Industri pengolahan gula aren ini pun dipadukan menjadi salah satu daya pikat wisata di desa itu ke depan. Lebih – lebih dalam waktu dekat, desa itu akan mengadakan festival minum tuak manis.  Menurut Kepala Desa (Kades) Pusuk Lestari, Junaidi desanya bukan desa wisata biasa, namun disebutnya the real desa wisata yang mampu mengundang wisatawan lokal, domestik, dan mancanegara.

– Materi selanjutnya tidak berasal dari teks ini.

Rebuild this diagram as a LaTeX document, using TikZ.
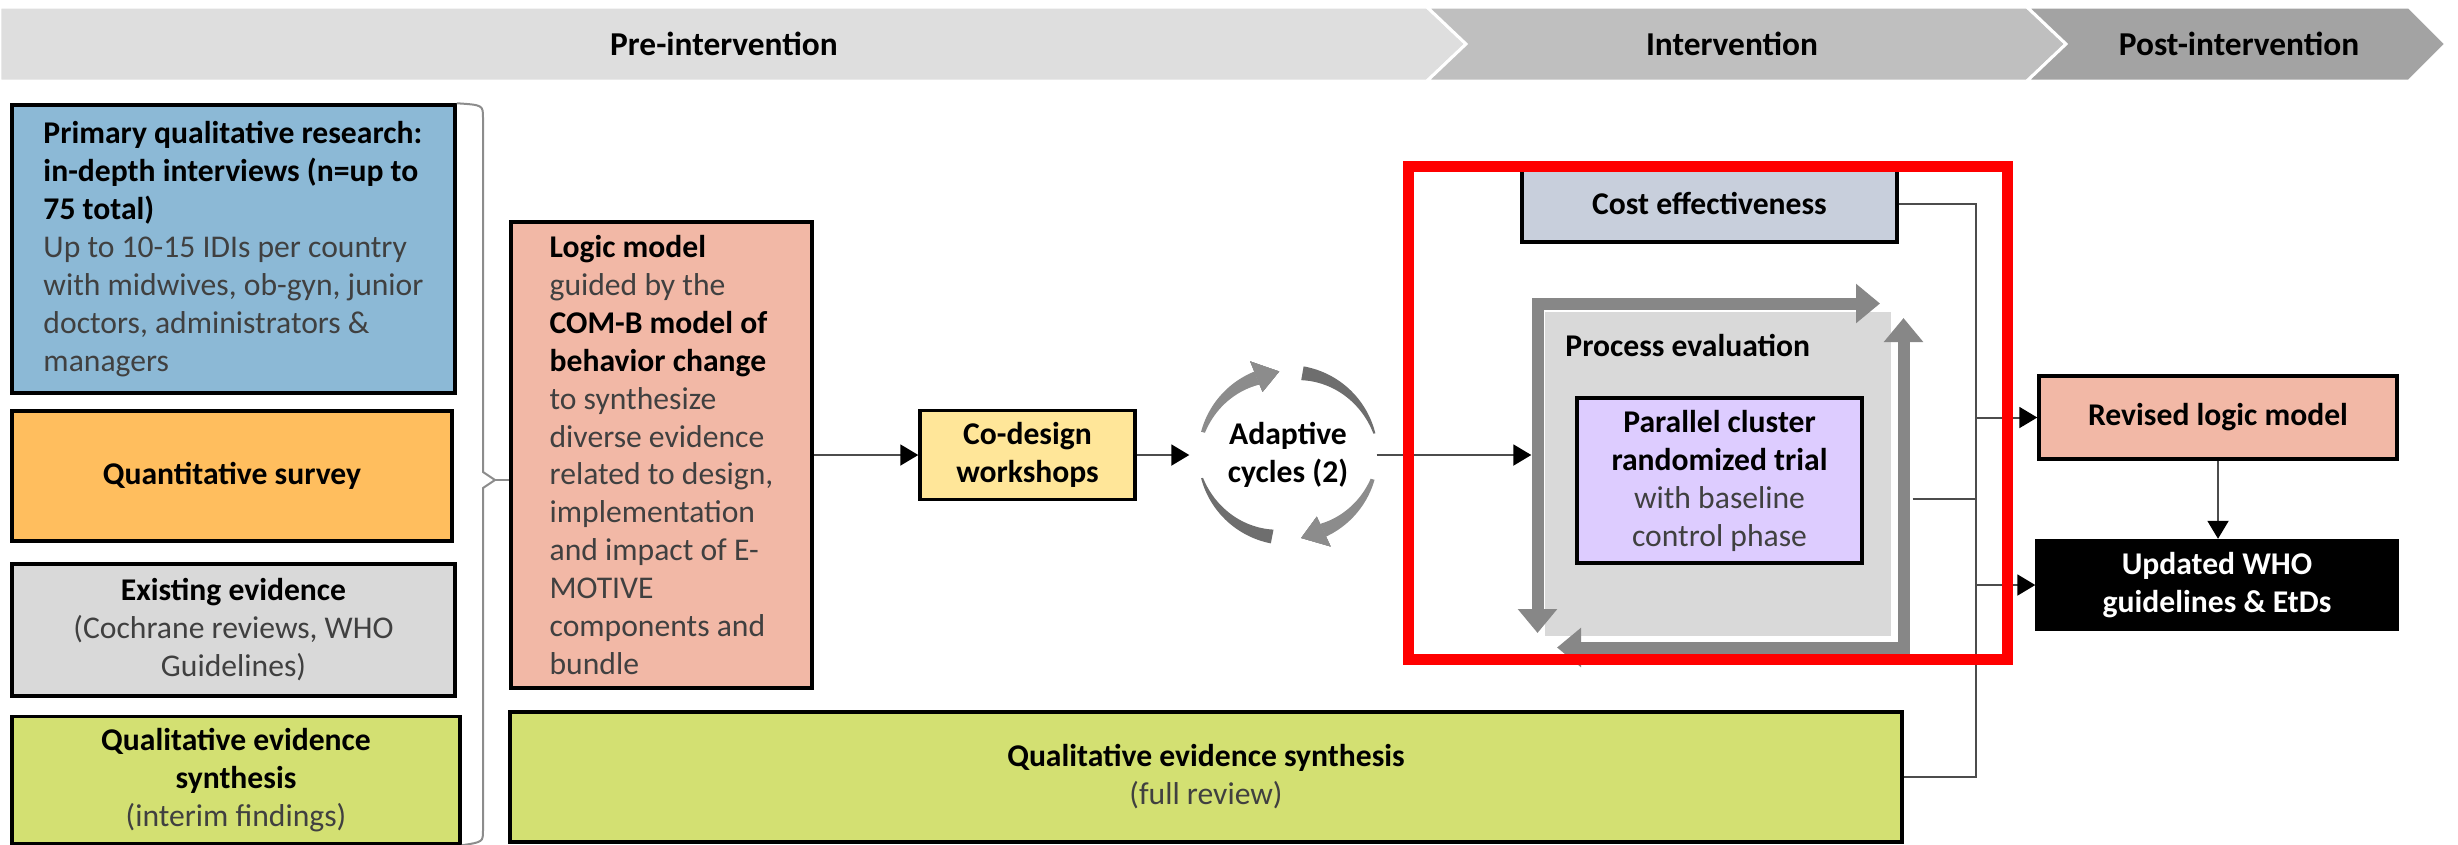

Junaidi melirik potensi desanya sebagai penghasil air nira dan memiliki banyak satwa monyet. Menurutnya, 90 persen dari sekitar 800 KK warga Pusuk Lestari adalah petani. Sekitar 400 KK di antaranya bekerja mengambil air nira atau tuak manis (nyadap). Aktivitas nyadap tersebut akan dijadikan sebagai salah satu dari aktivitas pariwisata Desa Pusuk Lestari. “Bagaimana supaya terkemas menjadi wisata berbasis industri aren, yaitu cara memproses air nira menjadi gula batok, gula semut, gula meriket, termasuk gula cair,” ujarnya belum lama ini.

Untuk aktivitas pengolahan air nira menjadi bermacam bentuk ini, selain oleh sebagian besar masyarakat menggunakan cara tradisional, Desa Pusuk Lestari juga dibantu oleh salah seorang warganya melalui UD Karya Mandiri dengan brand King Aren yang diketuai Muhammad Rizani. Aktivitas ini dilakukan agar wisatawan tidak hanya merasakan nikmatnya minum tuak manis, tapi juga mengikuti bagaimana proses nyadep.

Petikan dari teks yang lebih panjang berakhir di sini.